In this new information operating environment, the speed, reach and abundance of online information sources may result in Western air forces losing control of the narrative. In turn, this may encourage risk-averse targeting strategies that prioritize civilian or political perceptions over operational effectiveness. The Russian invasion of Ukraine has reinforced that the foci of Western public analysis will be social media and Internet-based rather than sourced from the traditional mainstream press. The uninhibited nature of social media dissemination, alongside the speed and spread of the analysis will mean that the Western military may be severely challenged in controlling the narrative.
The war in Ukraine is a good example of a clash between a state and OSINT over narrative dominance. The Russians lost their narrative control very early in the conflict. OSINT stripped away credibility from the Russian messaging, leaving a nonsensical and hollow information strategy. Although the Western approach to strategic communications differs significantly from Russia’s, it would be hubris to believe that the West is incapable of ill-advised information strategies. The opportunity for Western information warfare campaign to suffer the same fate as Russia certainly exists. In the West, enhanced battlefield transparency could trigger increased public scrutiny, encouraging a risk-averse and limiting targeting strategy. With the potential to link military personnel to specific airstrikes, targeteers and pilots could face increased pressure, with the risk of every error, whether by negligence or chance, being examined in minute detail and publicly dissected. If OSINT enthusiasts and similar actors can uncover and reveal a highly classified GRU hit squad, then the risk of exposure to Western air force personnel remains real and increasingly likely.

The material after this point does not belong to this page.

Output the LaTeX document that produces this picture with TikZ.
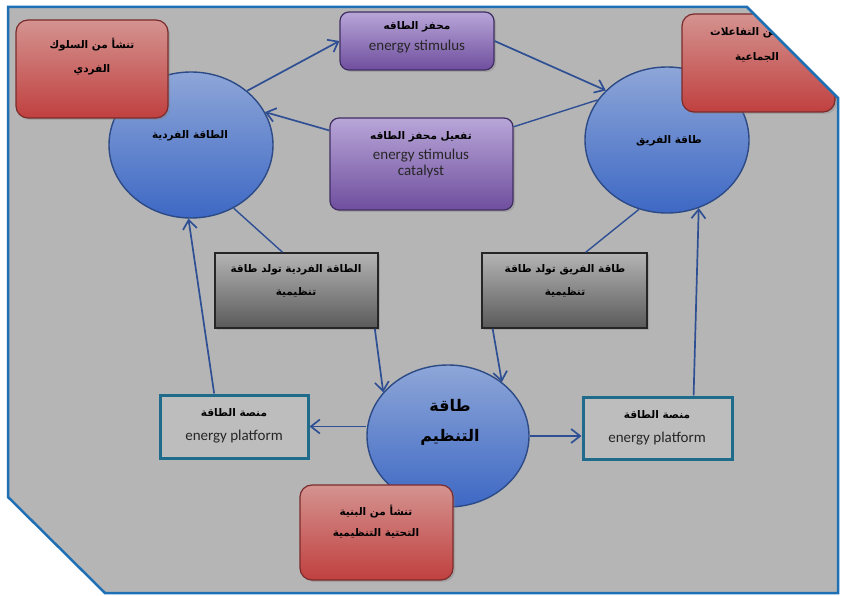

Preparing for tomorrow’s air wars in the age of OSINT
Enhanced public scrutiny of future battlefields has a potentially significant benefit in motivating ethical behavior on behalf of military personnel, yet transparency also has operational impact. Air forces need to urgently prepare to operate in this OSINT environment, finding new ways to engage in a contested and fast-moving narrative space while providing robust direction and protection for operational commanders, targeteers, and aircrew who will face new pressures and intense scrutiny in the execution of their roles.First, air forces should exercise and wargame the inevitability that actions may be captured, shared, and analyzed, leading to possible limitations on targeting strategies, including substantial expansions of Restricted and No-Strike Lists.
Second, air forces should also examine how they can better protect their operational commanders, aircrew, and targeteers from identification and exposure from public intelligence analysts, balancing a philosophy of openness against the duty to protect.
Finally, at the political and military strategic levels, attention should be paid to how foreign governments can exploit public intelligence agencies and their analysts. A Chinese equivalent of a “public intelligence agency” has not appeared thus far, but once adversarial states recognize the power of truth in the public arena, hybrid or state-backed “public” organizations are likely to follow suit. These organizations, established in the idealist model to increase transparency, but with state direction, will blur the civilian-military lines and further intensify the contest within the information environment, albeit transformed into a battle of “truths.”